In the run-up to the 13th Bone Morphogenetic Protein Conference in Dubrovnik in October, Prof. Dr Carl-Henrik Heldin, Professor at the Department of Medical Biochemistry and Microbiology, Biochemistry and Cell- and Tumour Biology at Uppsala University, has spoken out about the relevance of Bone Morphogenetic Protein in cancer research. Carl-Henrik Heldin will be one of the highly decorated speakers at the conference in Dubrovnik.
Please explain us the relevance of Bone Morphogenetic Protein (BMP) research in cancer treatment.
There is accumulating evidence that members of the TGFβ family of cytokines are involved in tumourigenesis. Most data implicate TGFβ itself, but there are also observations that Bone Morphogenetic Proteins (BMPs) and other members of the family affect tumour progression. Interestingly, members of the family have both tumour promoting and tumour suppressing activities. Thus, at early tumour stages, they often inhibit growth of cells and induce apoptosis, which counteracts tumour formation. However, in advanced cancers, several TGFβ family members have been shown to promote tumour cell invasiveness and metastasis, and also suppress the immune system and promote angiogenesis, which taken together promote tumour progression. In certain tumour types, e.g. glioblastoma, the tumour suppressing effects of BMPs have been shown to dominate, whereas in other tumour types, e.g. gynaecological cancers, the tumour promoting effects dominate. To elucidate the exact role of BMPs in individual tumours is an important task to understand the mechanisms involved in tumour progression, and, possibly, to find new ways to treat certain groups of cancer patients.

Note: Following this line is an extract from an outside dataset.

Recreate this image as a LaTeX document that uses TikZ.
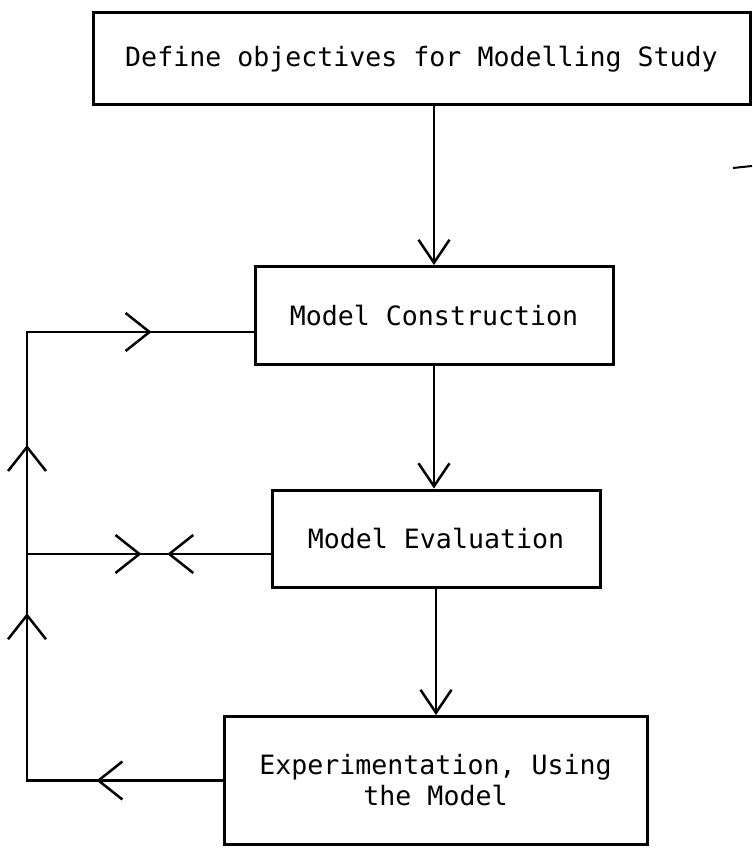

Which types of cancer are you mostly addressing in your research group?
We study molecular mechanisms involved in the control of cell growth, survival and migration. During tumour progression such mechanisms are perturbed by mutations or epigenetic regulation of oncogenes and tumour suppressor genes. These mechanisms are to some extent conserved between different cell types, and thus between different tumour types. However, there are pronounced differences regarding which signalling pathways are affected in different tumours. The specific tumour types we study include breast cancer, prostate cancer, glioblastoma and gynaecological cancers.

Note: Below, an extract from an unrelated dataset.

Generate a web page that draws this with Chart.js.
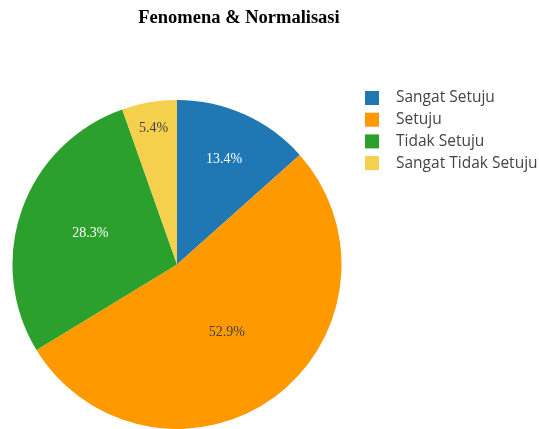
<!DOCTYPE html>
<html lang="en">
<head>
<meta charset="UTF-8">
<title>Fenomena & Normalisasi</title>
<script src="https://cdn.jsdelivr.net/npm/chart.js@4.4.0/dist/chart.umd.min.js"></script>
<style>
  body { margin: 0; background: #fff; }
</style>
</head>
<body>
<canvas id="myChart" width="539" height="429"></canvas>
<script>
// data
const titleText = 'Fenomena & Normalisasi';
const categories = ['Sangat Setuju', 'Setuju', 'Tidak Setuju', 'Sangat Tidak Setuju'];
const percentages = [13.4, 52.9, 28.3, 5.4];

// styles
const sliceColors = ['#1f77b4', '#ff9900', '#2ca02c', '#f5d04c'];
const labelColors = ['#ffffff', '#444444', '#ffffff', '#444444'];
// how far out (fraction of radius) each percent label sits
const labelRadius = [0.70, 0.51, 0.56, 0.84];

// percent text inside each slice
const sliceLabels = {
    id: 'sliceLabels',
    afterDatasetsDraw(chart) {
        const ctx = chart.ctx;
        const meta = chart.getDatasetMeta(0);
        ctx.save();
        ctx.font = '14px "Liberation Serif", "Times New Roman", serif';
        ctx.textAlign = 'center';
        ctx.textBaseline = 'middle';
        meta.data.forEach((arc, i) => {
            const p = arc.getProps(['x', 'y', 'startAngle', 'endAngle', 'outerRadius'], true);
            const mid = (p.startAngle + p.endAngle) / 2;
            const r = p.outerRadius * labelRadius[i];
            ctx.fillStyle = labelColors[i];
            ctx.fillText(percentages[i].toFixed(1) + '%', p.x + Math.cos(mid) * r, p.y + Math.sin(mid) * r);
        });
        ctx.restore();
    }
};

// title + legend on the right, placed like the original
const sideLegend = {
    id: 'sideLegend',
    afterDraw(chart) {
        const ctx = chart.ctx;
        ctx.save();
        ctx.font = 'bold 18.5px "Liberation Serif", "Times New Roman", serif';
        ctx.fillStyle = '#000';
        ctx.textAlign = 'center';
        ctx.textBaseline = 'middle';
        ctx.fillText(titleText, 239, 18);

        ctx.font = '15.5px "Open Sans", sans-serif';
        ctx.textAlign = 'left';
        categories.forEach((c, i) => {
            const y = 98 + i * 21.7;
            ctx.fillStyle = sliceColors[i];
            ctx.fillRect(365, y - 7, 14, 14);
            ctx.fillStyle = '#444';
            ctx.fillText(c, 396, y);
        });
        ctx.restore();
    }
};

const ctx = document.getElementById('myChart').getContext('2d');
const myChart = new Chart(ctx, {
    type: 'pie',
    data: {
        labels: categories,
        datasets: [{
            data: percentages,
            backgroundColor: sliceColors,
            borderWidth: 0
        }]
    },
    options: {
        responsive: false,
        animation: false,
        layout: {
            padding: { top: 100, left: 12, right: 197, bottom: 0 }
        },
        plugins: {
            legend: { display: false },
            tooltip: { enabled: false },
            title: { display: false }
        }
    },
    plugins: [sliceLabels, sideLegend]
});
</script>
</body>
</html>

What do you expect from the BMP conference in Dubrovnik?
I have attended BMP conferences in this series before and found them to be of very high quality and I have learned a lot from the presentations at these meetings. Given the excellent program, I expect also the upcoming BMP conference in Dubrovnik to be very informative and enjoyable. I am very much looking forward to listening to, and discussing with, the world’s leading experts in the field during some exciting days in Dubrovnik.